Overall, the gameplay is as smooth. There may be the odd occasion where you hit yourself in the face with the door you are trying to open but sneaking through narrow hallways and sprinting away from certain death both feel simple yet intuitive.
Sound & Visuals
This is where the meat of the game is. Frictional have poured a great deal of time and effort into making Machine for Pigs a truly memorable horror experience. They have stripped back a few gameplay elements (including the inventory, sanity meter, and large, open areas) but the resources have been very obviously reallocated into the setting.
The sounds of the game are superb. The monster alert music does not make your skin crawl nearly as much as The Dark Descent‘s but the monsters themselves have a battle cry that is sure to have you shaking in your boots. The roar of the eponymous machine does the game justice; it offers a sense of magnitude that serves to inspire both fear and awe. Startling horror games offer strong, piercing sounds to make us jump. Amnesia‘s approach is one focused on subtlety. That is not to say there are no startle elements: squealing pigs will run across your vision, lights will short out, unseen enemies will batter doors. It is, however, the slower, brooding noises, the faint footsteps that do most of the heavy lifting. They breed a sense of foreboding and dread that only enhances the eventual ‘scare’.
Unlike many survival horror games, Amnesia A Machine for Pigs is not an overwhelmingly dark game. Often the recommended settings leave the player stranded in the night, squinting at the small objects in the dull beam of a lantern. The early portions of the game are quite well-lit. This clear visage allows for little treats for the player that explores the environment. It allows the player to see the gritty, mechanical world of 1899 London.
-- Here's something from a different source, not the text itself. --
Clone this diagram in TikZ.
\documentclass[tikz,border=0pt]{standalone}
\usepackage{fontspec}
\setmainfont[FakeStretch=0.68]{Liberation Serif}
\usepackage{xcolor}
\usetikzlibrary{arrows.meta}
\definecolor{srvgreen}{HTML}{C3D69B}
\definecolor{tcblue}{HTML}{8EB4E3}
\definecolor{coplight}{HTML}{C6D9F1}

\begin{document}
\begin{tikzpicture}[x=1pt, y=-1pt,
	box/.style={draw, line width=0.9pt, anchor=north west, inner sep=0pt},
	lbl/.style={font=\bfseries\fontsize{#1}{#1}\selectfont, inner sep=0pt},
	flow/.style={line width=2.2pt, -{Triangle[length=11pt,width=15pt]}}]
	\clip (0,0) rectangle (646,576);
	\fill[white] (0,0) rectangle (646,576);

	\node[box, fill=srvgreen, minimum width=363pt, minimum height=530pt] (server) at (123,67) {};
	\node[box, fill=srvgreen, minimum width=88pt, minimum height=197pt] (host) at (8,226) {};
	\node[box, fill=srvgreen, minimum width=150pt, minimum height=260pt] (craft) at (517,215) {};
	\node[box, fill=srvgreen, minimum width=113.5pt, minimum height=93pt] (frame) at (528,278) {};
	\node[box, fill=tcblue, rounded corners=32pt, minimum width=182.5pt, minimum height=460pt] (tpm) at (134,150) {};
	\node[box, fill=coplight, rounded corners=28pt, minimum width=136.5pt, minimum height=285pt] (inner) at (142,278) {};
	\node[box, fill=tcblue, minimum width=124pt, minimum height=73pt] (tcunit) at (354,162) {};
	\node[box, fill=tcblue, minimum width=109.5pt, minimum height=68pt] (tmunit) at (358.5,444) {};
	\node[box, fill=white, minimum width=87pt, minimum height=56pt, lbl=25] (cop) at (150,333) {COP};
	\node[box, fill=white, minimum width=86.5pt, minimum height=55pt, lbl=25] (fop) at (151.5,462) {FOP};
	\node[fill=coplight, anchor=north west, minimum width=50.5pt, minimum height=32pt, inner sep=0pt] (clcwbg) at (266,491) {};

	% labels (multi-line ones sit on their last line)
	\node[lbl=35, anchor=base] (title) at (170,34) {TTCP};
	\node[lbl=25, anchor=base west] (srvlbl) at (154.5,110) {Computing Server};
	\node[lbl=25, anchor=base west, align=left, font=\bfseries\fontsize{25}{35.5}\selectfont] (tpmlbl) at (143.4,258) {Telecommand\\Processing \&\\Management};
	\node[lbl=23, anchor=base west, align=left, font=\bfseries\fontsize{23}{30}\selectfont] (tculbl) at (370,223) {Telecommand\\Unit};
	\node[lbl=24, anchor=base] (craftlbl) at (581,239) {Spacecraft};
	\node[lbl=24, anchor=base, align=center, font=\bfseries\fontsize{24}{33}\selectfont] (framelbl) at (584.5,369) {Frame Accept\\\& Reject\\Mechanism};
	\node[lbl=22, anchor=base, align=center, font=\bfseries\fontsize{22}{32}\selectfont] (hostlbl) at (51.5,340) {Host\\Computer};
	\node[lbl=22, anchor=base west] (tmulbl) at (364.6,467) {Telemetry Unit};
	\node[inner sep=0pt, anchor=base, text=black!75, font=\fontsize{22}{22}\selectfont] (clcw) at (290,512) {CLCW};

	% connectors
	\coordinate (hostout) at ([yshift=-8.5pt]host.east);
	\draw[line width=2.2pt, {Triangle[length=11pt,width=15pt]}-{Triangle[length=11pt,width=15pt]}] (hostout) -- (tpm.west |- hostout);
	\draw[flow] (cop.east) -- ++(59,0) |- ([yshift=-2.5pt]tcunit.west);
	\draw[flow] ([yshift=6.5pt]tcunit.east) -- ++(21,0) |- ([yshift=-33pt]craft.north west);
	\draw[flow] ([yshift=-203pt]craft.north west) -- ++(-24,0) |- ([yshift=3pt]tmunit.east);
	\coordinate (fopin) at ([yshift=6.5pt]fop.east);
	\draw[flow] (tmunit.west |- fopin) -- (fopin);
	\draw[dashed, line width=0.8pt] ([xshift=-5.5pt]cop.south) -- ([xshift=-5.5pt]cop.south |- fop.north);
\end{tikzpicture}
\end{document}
Once the game has decided that the free run is over, the darkness sets in. This is where Machine for Pigs earns its stripes: there is no darkness-adjusted-vision. In the shadows, there is nothing but blurred silhouettes of large objects and pitch black. Pure darkness brings an interesting choice for players: Mr. Mandus cannot creep through the levels without his torch. Any source of light is a necessity, which increases the likelihood of drawing unwanted attention.
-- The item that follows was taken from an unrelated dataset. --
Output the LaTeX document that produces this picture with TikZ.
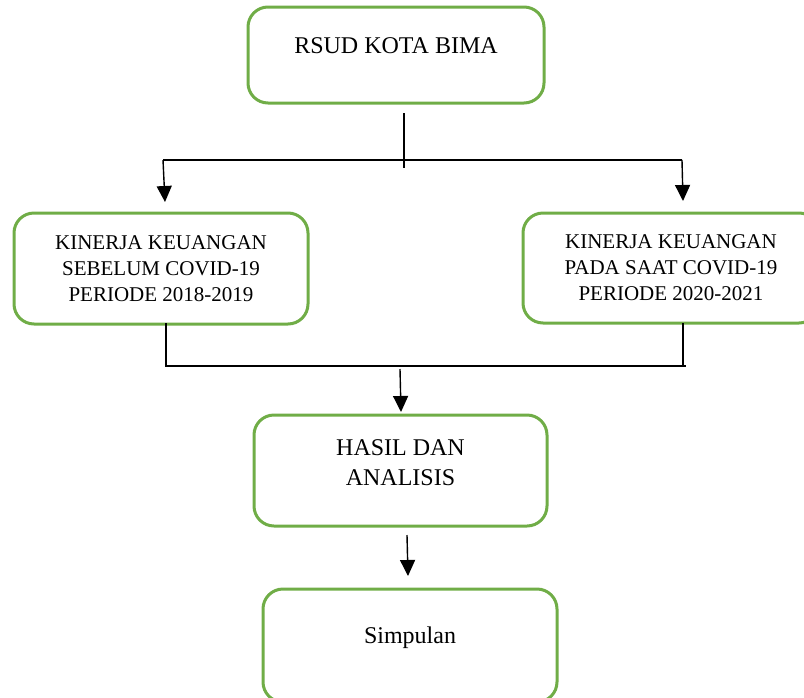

Frictional are experienced in the ways of scare. Machine for Pigs has learned some lessons from The Dark Descent: there is no more musical cue for when the monsters have left the area, and some tricks from the Penumbra series have resurfaced. The pigs, upon noticing you, squeal before attacking. While this gives you an opportunity for escape, slow players will find themselves swarmed by the army that gets summoned.
Unlike other horror games that announce the appearance of a monster with a shriek of a violin, Machine for Pigs only sometimes announces the release of a monster into the area. Players may not be in immediate danger but there is an ever-present feeling of dread. You might, at any point, be attacked.
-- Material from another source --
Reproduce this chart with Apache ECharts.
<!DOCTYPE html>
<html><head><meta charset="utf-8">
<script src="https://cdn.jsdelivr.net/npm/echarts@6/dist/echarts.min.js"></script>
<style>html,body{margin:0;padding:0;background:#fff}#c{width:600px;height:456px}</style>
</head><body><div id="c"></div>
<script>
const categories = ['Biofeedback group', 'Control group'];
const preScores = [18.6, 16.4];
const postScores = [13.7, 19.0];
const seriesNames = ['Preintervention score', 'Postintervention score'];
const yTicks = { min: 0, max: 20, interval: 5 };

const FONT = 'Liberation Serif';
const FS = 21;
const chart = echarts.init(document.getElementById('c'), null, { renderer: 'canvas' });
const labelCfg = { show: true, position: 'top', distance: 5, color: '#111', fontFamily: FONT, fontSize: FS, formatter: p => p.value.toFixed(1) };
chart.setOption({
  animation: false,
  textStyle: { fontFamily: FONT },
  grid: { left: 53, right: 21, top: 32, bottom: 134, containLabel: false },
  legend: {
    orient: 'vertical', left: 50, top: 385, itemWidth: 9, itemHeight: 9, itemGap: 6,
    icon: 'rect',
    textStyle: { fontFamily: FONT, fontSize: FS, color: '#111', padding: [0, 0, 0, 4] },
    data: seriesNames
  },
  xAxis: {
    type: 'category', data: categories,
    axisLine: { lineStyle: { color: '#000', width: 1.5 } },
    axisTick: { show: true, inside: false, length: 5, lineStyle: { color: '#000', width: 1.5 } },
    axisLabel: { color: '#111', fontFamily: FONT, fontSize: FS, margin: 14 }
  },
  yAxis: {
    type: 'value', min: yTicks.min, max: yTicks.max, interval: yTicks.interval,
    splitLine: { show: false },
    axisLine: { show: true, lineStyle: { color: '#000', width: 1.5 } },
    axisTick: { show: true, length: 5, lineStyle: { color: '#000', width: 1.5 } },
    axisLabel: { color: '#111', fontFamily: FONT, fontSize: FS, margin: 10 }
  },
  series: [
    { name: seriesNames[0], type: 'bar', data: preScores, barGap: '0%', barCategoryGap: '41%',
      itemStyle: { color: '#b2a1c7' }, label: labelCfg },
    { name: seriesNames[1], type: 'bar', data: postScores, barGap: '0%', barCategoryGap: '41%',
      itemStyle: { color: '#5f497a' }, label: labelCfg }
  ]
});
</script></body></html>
Frictional understand that the most potent part of the terror is self-inflicted. The power of the imagination takes over and the small hints of danger are exaggerated to the point a pin drop could set off alarms in your head.
Machine for Pigs is a worthy addition to Frictional’s library of games but falls just short of The Dark Descent and Penumbra: Black Plague in terms of gameplay and terror. Machine for Pigs is definitely worth the purchase and could work as a transitional game to get from horror-shooters into the more frightening brand of games.